The air fresheners that are sold in stores will end up in landfills, so it’s best to make your own air freshener using zero-waste materials. Grab an old glass spray bottle and fill it with water and about 10-20 drops of a sweet-smelling essential oil. Spray this solution to cover up bad smells in your bathroom, and when the bottle is empty, simply fill it back up again!

Create Your Own Toothpaste

Making your own toothpaste is an easy way to cut back on the product packaging waste you are throwing away in your bathroom. Combine a few ingredients, including baking soda, cinnamon, and organic coconut oil, in a blender to whip up a batch of DIY toothpaste.

How to Create A Zero-Waste Laundry Room

Make Reusable Dryer Sheets

Every load of laundry produces at least one piece of waste: a used dryer sheet. Put an end to this problem by making reusable dryer sheets. Cut an old towel into small pieces and add 10-20 drops of your favorite essential oil to it to create a reusable dryer sheet. Once the scent starts to fade away, add more essential oil so you can keep using it again and again.

Wash After Multiple Wears

The more a clothing item is washed, the more worn down it becomes. Over time, repeated washes can cause the color to fade and the fabric to weaken. If an item is no longer wearable, it will probably be thrown out. Therefore, if you want to live a zero-waste lifestyle, preserve your clothing for as long as possible by limiting the number of times each item is washed. If something is not noticeably stained or dirty, wear it one more time before putting it in the wash.

How to Create A Zero-Waste Bedroom

Create Fewer Spaces For Junk

A simple way to achieve a zero-waste lifestyle is to create fewer spaces in your home for items you don’t actually need. Minimize the number of countertops, shelves, and other storage spaces in your home, and you will be less tempted to purchase items that will eventually become waste.

Use Natural Fibers in the Bedroom

Select materials that are made out of natural fibers when purchasing bed linens, towels, and window treatments for your bedroom. Natural fibers such as cotton and wool will naturally break down in the environment, so they will never clog your local landfill.

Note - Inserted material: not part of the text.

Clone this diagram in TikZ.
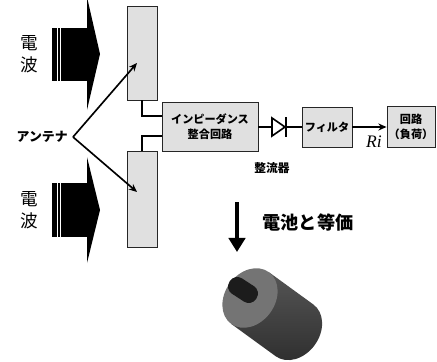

How to Create A Zero-Waste Dining Room

Keep Disposables Out of the Dining Room

Disposable items such as paper napkins, paper table cloths, and plastic silverware should not be allowed in your dining room. Use items that can be washed and reused over and over again to reduce the waste produced in your home.

Serve Smaller Portions

Reduce food waste by getting in the habit of cooking and serving smaller portions of food. This way, the people in your home will eat everything on their plate instead of leaving food scraps behind.

How to Create A Zero-Waste Yard

Start Composting

Food scraps and yard waste make up about 30% of the average household’s trash. Keep these items out of the garbage—and the landfill—by creating a compost pile in your backyard. Add leaves, branches, twigs, and other yard waste to your compost pile in addition to fruit and vegetable scraps, egg shells, and coffee grounds. After a few months, the soil at the bottom of the pile should be a dark color, which means it’s ready to use as fertilizer in your yard.

Return Plastic Containers

Have you recently planted new plants or flowers in your yard? If so, you may have a few plastic containers sitting around. Don’t throw these in the trash—instead, take them back to the nursery where you purchased the plants.

How to Create A Zero-Waste Closet

Donate Clothing

Don’t throw away clothes that are no longer in style—donate them to local non-profit organizations instead. This helps you give back to your community and ensures your old clothing will not end up in a landfill.

Launch A Clothing Swap

Organize a clothing swap event with people in your community. A clothing swap is a great way for everyone in your neighborhood to get rid of items they no longer need in a zero-waste, eco-friendly manner.

Use Old Clothes As Rags

Are some of your clothing items falling apart or looking a bit worn down? You may not want to wear them anymore, but you can still make use of them around your home. Cut them into strips of fabric and use the pieces as rags instead of throwing these items in the trash.

Repair Clothing

A lot of people throw away clothing items that have holes, broken zippers, or snags. But, if you want to live a zero-waste lifestyle, teach yourself how to repair these issues so you can extend the lifespan of your clothing and reduce your waste production.

How to Create A Zero-Waste Home Office

Go Paperless

How many paper bills do you end up throwing away every month? Cut down on this waste by hopping on your computer and going paperless. Go through a stack of last month’s bills and adjust your settings online so the service provider only sends you your bills via email moving forward.

Stop Junk Mail

Most households receive junk mail nearly everyday in their mailbox, and eventually, this mail ends up in the trash. Don’t throw away pounds of paper every year—instead, manage your mail so companies stop sending you junk. Visit DMAChoice’s website to remove your name from mailing lists so companies stop sending you catalogs, flyers, and offers that are not relevant to you.

Use Refillable Pens

Purchase refillable pens instead of plastic, disposable ones. As soon as the ink starts to run out, simply refill the pen instead of tossing it in the trash can.

Print on Both Sides of the Paper

A lot of the waste that is generated in your home office is probably paper. Reduce the amount of paper that you waste by printing on both sides of each sheet. By printing on both sides, you can cut the amount of paper you use in your home office by half!

Implement some of these strategies in your daily life to start reducing the amount of waste you produce at home. Make sure you get everyone within your home on board with these strategies so you can produce as little waste as possible as a household. Before you know it, you will be living a lifestyle that is completely free from waste!